The gang, known as the Dirty Dozen, hired out rent boys or snatched children off the streets before subjecting them to abuse and sexual torture.
Cooke – known as ‘Hissing Sid’ – was released from jail in April 1999, after serving nine years for the murder of 14-year-old rent boy Jason Swift in 1985.
But, after his release, he was immediately taken into voluntary custody for his own safety.
Detectives, convinced he was responsible for other similar unsolved crimes, kept his file open.
Within months Cooke, now aged 87, was accused of abusing two teenage brothers he befriended while working on fairgrounds more than 30 years ago.

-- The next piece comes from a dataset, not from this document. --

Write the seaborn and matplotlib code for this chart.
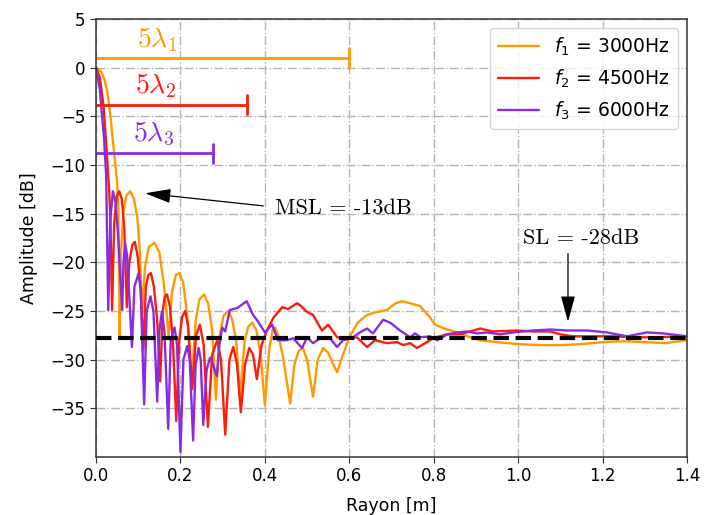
import matplotlib
matplotlib.use("Agg")
import matplotlib.pyplot as plt
import seaborn as sns

# radius [m] / amplitude [dB], one pair per frequency
r1 = [0, 0.012, 0.020, 0.026, 0.033, 0.038, 0.044, 0.050, 0.053, 0.056,
      0.059, 0.065, 0.072, 0.081, 0.090, 0.098, 0.104, 0.109,
      0.116, 0.125, 0.139, 0.150, 0.160, 0.172,
      0.180, 0.189, 0.197, 0.206, 0.215, 0.227,
      0.236, 0.245, 0.256, 0.266, 0.275, 0.284,
      0.293, 0.302, 0.313, 0.322, 0.332, 0.341,
      0.352, 0.361, 0.370, 0.380, 0.390, 0.400,
      0.410, 0.418, 0.424, 0.432, 0.442, 0.460,
      0.470, 0.480, 0.490, 0.500, 0.514,
      0.525, 0.538, 0.550, 0.560, 0.571,
      0.585, 0.600, 0.620, 0.642, 0.665, 0.689,
      0.710, 0.725, 0.744, 0.768, 0.790, 0.803,
      0.825, 0.855, 0.880, 0.910, 0.950, 1.000,
      1.050, 1.106, 1.150, 1.200, 1.250, 1.300, 1.350, 1.400]
a1 = [0, -0.4, -1.2, -2.3, -4.5, -6.7, -9.2, -11.8, -14.5, -27.6,
      -19, -14.8, -13.1, -12.7, -13.5, -15.5, -19, -25.2,
      -20.5, -18.4, -18.0, -19, -22, -27.6,
      -23, -21.3, -21.1, -22, -25, -32.3,
      -26, -23.8, -23.3, -24.3, -27, -34.1,
      -27.5, -25.5, -25.0, -25.8, -28, -33.8,
      -28, -26.6, -26.2, -27, -29.5, -34.7,
      -29, -27, -26.7, -27.5, -29.5, -34.5,
      -30.5, -29.1, -28.8, -30, -33.8,
      -30, -28.8, -29.3, -30.3, -31.3,
      -29.5, -27.7, -26.2, -25.4, -25.1, -24.9,
      -24.2, -24.0, -24.2, -24.5, -25.6, -26.4,
      -26.8, -27.2, -27.6, -28.0, -28.2, -28.4,
      -28.5, -28.5, -28.4, -28.2, -28.1, -28.2, -28.3, -28.0]

r2 = [0, 0.009, 0.018, 0.026, 0.031, 0.034, 0.038,
      0.043, 0.049, 0.055, 0.061, 0.067, 0.073,
      0.079, 0.086, 0.092, 0.099, 0.106, 0.112,
      0.118, 0.124, 0.130, 0.137, 0.145, 0.152,
      0.158, 0.163, 0.168, 0.175, 0.182, 0.190,
      0.197, 0.204, 0.211, 0.218, 0.228,
      0.237, 0.246, 0.255, 0.265,
      0.275, 0.287, 0.296, 0.306,
      0.316, 0.325, 0.334, 0.343,
      0.353, 0.363, 0.372, 0.381,
      0.392, 0.405, 0.420, 0.441, 0.455, 0.476,
      0.483, 0.500, 0.514, 0.535, 0.550, 0.571,
      0.595, 0.618, 0.642, 0.661, 0.689, 0.713,
      0.728, 0.744, 0.760, 0.784, 0.798, 0.830,
      0.862, 0.886, 0.910, 0.940, 0.997, 1.035,
      1.076, 1.100, 1.130, 1.177, 1.225, 1.272,
      1.329, 1.400]
a2 = [0, -1.0, -4.0, -9.1, -12.5, -15.5, -24.9,
      -16, -13.2, -12.7, -13.5, -16.5, -24.6,
      -20, -18.2, -17.9, -19.5, -23, -29,
      -22.5, -21.3, -21.1, -22.5, -26, -32.2,
      -25, -23.5, -23.3, -24.5, -28, -36.3,
      -28, -25.6, -25.0, -26.5, -33,
      -27.5, -26.4, -28.5, -36.9,
      -29.5, -28.0, -30, -37.7,
      -30, -28.7, -30.5, -35.4,
      -30.5, -28.8, -29.5, -32,
      -28.5, -27, -25.7, -24.6, -24.8, -24.2,
      -24.4, -25.1, -25.4, -27, -26.4, -27.7,
      -27.8, -27.7, -28.7, -28, -28.3, -28.2,
      -28.5, -28.3, -28.8, -28.2, -27.8, -27.4,
      -27.4, -27.1, -26.8, -27.1, -27, -27.1,
      -27.1, -27.4, -27.6, -27.6, -27.6, -27.7,
      -27.7, -27.6]

r3 = [0, 0.009, 0.019, 0.024, 0.029,
      0.034, 0.040, 0.046, 0.052, 0.062,
      0.065, 0.069, 0.074, 0.085,
      0.091, 0.101, 0.106, 0.114,
      0.120, 0.129, 0.136, 0.145,
      0.150, 0.156, 0.162, 0.171,
      0.177, 0.186, 0.192, 0.200,
      0.207, 0.216, 0.222, 0.230,
      0.236, 0.243, 0.248, 0.254,
      0.262, 0.270, 0.277, 0.286,
      0.292, 0.299, 0.306, 0.317, 0.334, 0.357,
      0.372, 0.384, 0.400, 0.417, 0.431, 0.452,
      0.467, 0.488, 0.500, 0.514, 0.535, 0.554,
      0.571, 0.585, 0.609, 0.625, 0.642, 0.656,
      0.680, 0.697, 0.720, 0.744, 0.756, 0.768,
      0.791, 0.808, 0.832, 0.855, 0.879, 0.903,
      0.926, 0.957, 0.988, 1.035, 1.076, 1.116,
      1.163, 1.210, 1.258, 1.305, 1.343, 1.400]
a3 = [0, -2.2, -7.3, -11, -24.9,
      -15.5, -12.7, -13.8, -17, -24.9,
      -20, -18, -19.5, -28.7,
      -22.5, -21.1, -23, -34.6,
      -25, -23.5, -25, -34.3,
      -27, -25.1, -27, -37.1,
      -28, -26.7, -28.5, -39.5,
      -30, -28.6, -30, -38.3,
      -30.5, -28.8, -30, -36.7,
      -31, -29.8, -30.5, -31.7,
      -28.5, -26.7, -27.1, -24.9, -24.7, -24.0,
      -25.4, -26.1, -27.2, -26.4, -28, -28,
      -27.8, -28.8, -27.7, -28.3, -27.7, -27.8,
      -28.7, -28, -27.7, -27.2, -26.8, -27.3,
      -25.9, -26.2, -27.0, -27.7, -27.3, -27.7,
      -27.6, -28, -27.4, -27.2, -27.1, -27.3,
      -27.2, -27.4, -27.2, -27.0, -26.9, -27.0,
      -27.0, -27.2, -27.6, -27.2, -27.3, -27.6]

labels = ['$f_1$ = 3000Hz', '$f_2$ = 4500Hz', '$f_3$ = 6000Hz']
colors = ['#ff9900', '#ff1a0a', '#8a2be2']

# 5 lambda markers: end of bar, level of bar, left of label, label baseline
bar_ends = [0.6, 0.357, 0.276]
bar_levels = [1.0, -3.8, -8.8]
bar_text_x = [0.096, 0.093, 0.088]
bar_text_y = [2.1, -2.6, -7.55]
bar_texts = [r'$5\lambda_1$', r'$5\lambda_2$', r'$5\lambda_3$']

sl_level = -27.8
msl_tip = (0.116, -12.9)
msl_tail = (0.396, -14.2)
msl_text = (0.424, -15.0)
sl_tip = (1.118, -26.1)
sl_tail = (1.118, -19.1)
sl_text = (1.012, -18.1)

sns.set_style('ticks')
plt.rcParams['font.family'] = ['DejaVu Sans']
plt.rcParams['text.color'] = 'black'
plt.rcParams['axes.labelcolor'] = 'black'

fig, ax = plt.subplots(figsize=(7.04, 5.15), dpi=100)
fig.subplots_adjust(left=0.1364, right=0.9759, top=0.9631, bottom=0.1126)

for r, a, c, lab in zip([r1, r2, r3], [a1, a2, a3], colors, labels):
    sns.lineplot(x=r, y=a, color=c, lw=1.7, label=lab, ax=ax)

ax.axhline(sl_level, color='k', ls='--', lw=3, zorder=5)

for end, lev, tx, ty, txt, c in zip(bar_ends, bar_levels, bar_text_x,
                                    bar_text_y, bar_texts, colors):
    ax.plot([0, end], [lev, lev], color=c, lw=2)
    ax.plot([end, end], [lev - 1, lev + 1], color=c, lw=2)
    ax.text(tx, ty, txt, color=c, fontsize=20, math_fontfamily='cm',
            va='baseline', ha='left')

arrow = dict(arrowstyle='-|>,head_length=0.8,head_width=0.22', color='k',
             lw=0.9, mutation_scale=20, shrinkA=0, shrinkB=0)
ax.annotate('', xy=msl_tip, xytext=msl_tail, arrowprops=arrow)
ax.annotate('', xy=sl_tip, xytext=sl_tail, arrowprops=arrow)
ax.text(*msl_text, 'MSL = -13dB', family='cmr10', fontsize=16, va='baseline')
ax.text(*sl_text, 'SL = -28dB', family='cmr10', fontsize=16, va='baseline')

ax.set_xlim(0, 1.4)
ax.set_ylim(-40, 5)
ax.set_xticks([0, 0.2, 0.4, 0.6, 0.8, 1.0, 1.2, 1.4])
ax.set_yticks([5, 0, -5, -10, -15, -20, -25, -30, -35])
ax.tick_params(labelsize=12, length=4, color='#333333', labelcolor='black')
ax.set_xlabel('Rayon [m]', fontsize=12.5, labelpad=8)
ax.set_ylabel('Amplitude [dB]', fontsize=12.5, labelpad=9)
ax.grid(True, ls='-.', color='#b5b5b5', lw=1)
ax.set_axisbelow(True)
for s in ax.spines.values():
    s.set_color('#333333')
    s.set_linewidth(1.1)

ax.legend(loc='upper right', fontsize=13.5, handlelength=2.2, edgecolor='#cccccc')

plt.savefig('out.png', dpi=100)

In an unexpected move at Manchester Crown Court, Cooke suddenly changed his plea to guilty and admitted ten offences against the youngsters and subsequently received two life sentences.
Four charges of rape, a further three of indecent assault and one of buggery were left on the court file.
Cooke was convicted for Jason Swift’s murder alonside Leslie Bailey, Robert Oliver and Steven Barrell.
Bailey was convicted in 1992 of the manslaughter of seven-year-old Mark Tildesley who was raped in Cooke’s caravan while visiting a fairground near Wokingham, Berkshire, in 1984.
Bailey was also convicted of the murder of Barry Lewis, six, who was abducted in June 1991 before being sexually abused by up to eight men.
Cooke is still in jail. Bailey was murdered in his prison cell in 1993 and Oliver was reported to be living in a bail hostel in Guildford, Surrey. The whereabouts of Barrell are unknown.